Wednesday, April 16, 2008

Stereotypes - Hateful, Hurtful, Hilarious

In the late 1980s, I was watching Les Liaisons Dangereuses (Dangerous Liaisons), reading l'écriture féminine, and sharing dresses with Thomas Lauderdale.
Flash forward to 2008, and now I'm listening to l'écriture dangereuse, and Thomas and I are both wearing pants. Well, I'm actually wearing leopard overalls, but more on that in a moment.

Back in the late 1980s, Tom Spanbauer published his first book, Faraway Places. Spanbauer is known for "Dangerous Writing," which, given that it is something he does not define it on his website, in a show of solidarity and/or sloth, I will not define here.
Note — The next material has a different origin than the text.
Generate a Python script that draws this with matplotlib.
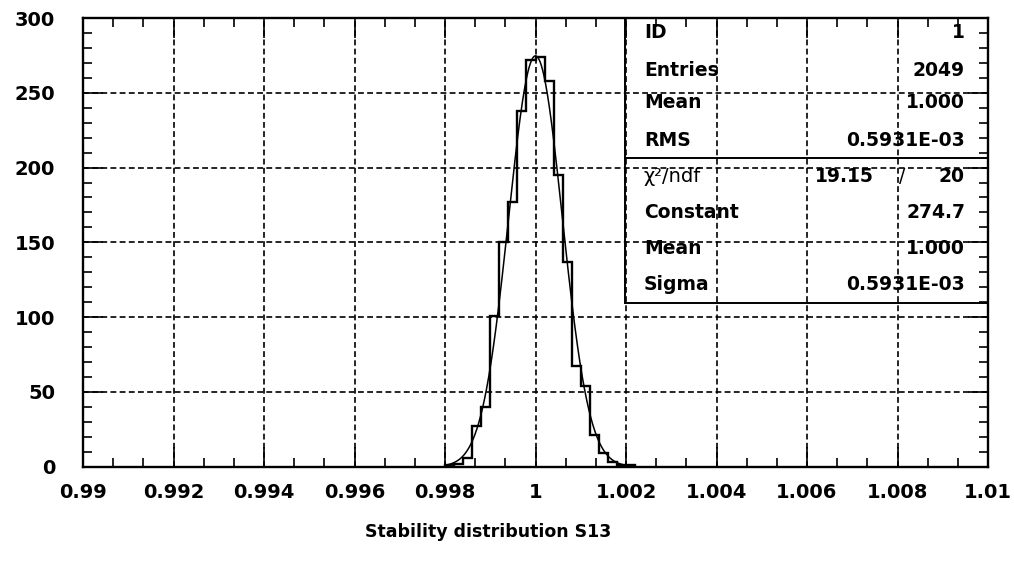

What matters is, it's dangerous + writing + Thomas Lauderdale, who this very evening hosted a reception in honor of the reissuing of Faraway Places (the lambda literary equivalent of the DVD release of a certain Glenn Close/John Malkovich/Swoosie Kurtz/Uma Thurman/Keanu Reaves/Michelle Pfeiffer blockbuster).

The closest I got to dangerous writing back in the late 1980s was writing my senior thesis on ethnic jokes. Which actually turns out to be quite relevant, because the Tom Spanbauer reading turned out to be a long series of ethnic jokes.

Interaction 1:
I remind Adam Levey that I invited him to my seder. He apologizes for not coming and asks how it was. I point out that it has not happened yet - first seder is Saturday night. Really? he says. I was on the phone with my mother this morning and she was talking about her seder for like two hours, and I totally thought it had happened already.

Look, I say, I know you aren't coming to my seder because your shiksa girlfriend isn't in town to drag you to it.

He admits this is true, he's a total guy about social stuff, let's her do all the arrangements. I point out that Jewish men are especially bad in this department. Because of our overbearing mothers? he asks.

Overbearing? Just because she talked about seder for two hours? Yeah, I say, we have a number of friends that the Cheez has mistakenly thought were gay, and I've had to point out repeatedly that he was just mistaking Jewish male emasculation for latent homosexuality.

This is the first year in my life when people I meet assume I'm straight rather than gay
Adam admits. I think it's because my neck is starting to get thick.

Or it could be because you walk around with your unbelievably sexy shiksa girlfriend
I say.

A lot of gay men walk around with unbelievably sexy women
Adam points out.

It's true, I say. No one has ever mistaken Thomas Lauderdale for a heterosexual.

Interaction 2:
After reading from Faraway Places, Tom Spanbauer is taking questions, most of which are about his experiences as a gay man who was raised Catholic in small town Idaho.

As he is answering some deeply personal question, a not-exactly-falsetto-but-still-it-probably-violates-the-bounds-of-don't-ask-don't-tell voice booms out Will all you people who want to talk please move to the other room so the rest of us can hear Tom?

A hush falls on the room, a welcome hush for those of us who have been straining to hear the dangerously softspoken writer.

Thank god for the fags,
I say, they take some pressure off the Jewish women, in the telling people what to do department.

It's because I was an Episcopalian choirmaster in the South
Bill-the-Shusher says. I know how to shush the boys when they're talking out of turn.

Every Jewish woman and Catholic queer needs a southern Episcopalian choirmaster, I say.

Interaction 3:
I am talking to the only black person at the Spanbauer reading, who happens to also be the only black person in a seminar I am teaching on William Faulkner and Toni Morrison. I hope you aren't suffering from too much sliding eyeball syndrome in the seminar I say.

What do you mean? she asks.

It's when there's one black person in the room, I say, and the topic of race comes up, and so everybody slides their eyeballs over to see how that person is reacting.

Actually I have noticed she starts to say, but she is interrupted by some white person from an insanely small and homogenous Oregon town, who comes over to ask what it was like for her when, while reading from his book, Tom Spanbauer said the word nigger.

Interaction 4:
The room is clearing out for the evening. I'm saying good-night to my outgoing friend Floyd, when a woman comes over, gesturing madly at my leopard overalls, which I have tastefully accessorized with a leopard cape. And a leopard trim purse. Oh, and there are leopard cat ears on my bike helmet, though I hadn't donned that yet.

I'm a costume designer the woman tells me, and you know what they used to call that back in the 50s? Puss Print.

All I can do is wonder why they ever stopped calling it Puss Print. Perhaps my fellow Jew Hélène Cixous (whose been known to sport the spots herself) can write a nice essay advocating a feminist reclamation of Puss Print.

She's beautiful, she's laughing, and nu, she's wearing leopard.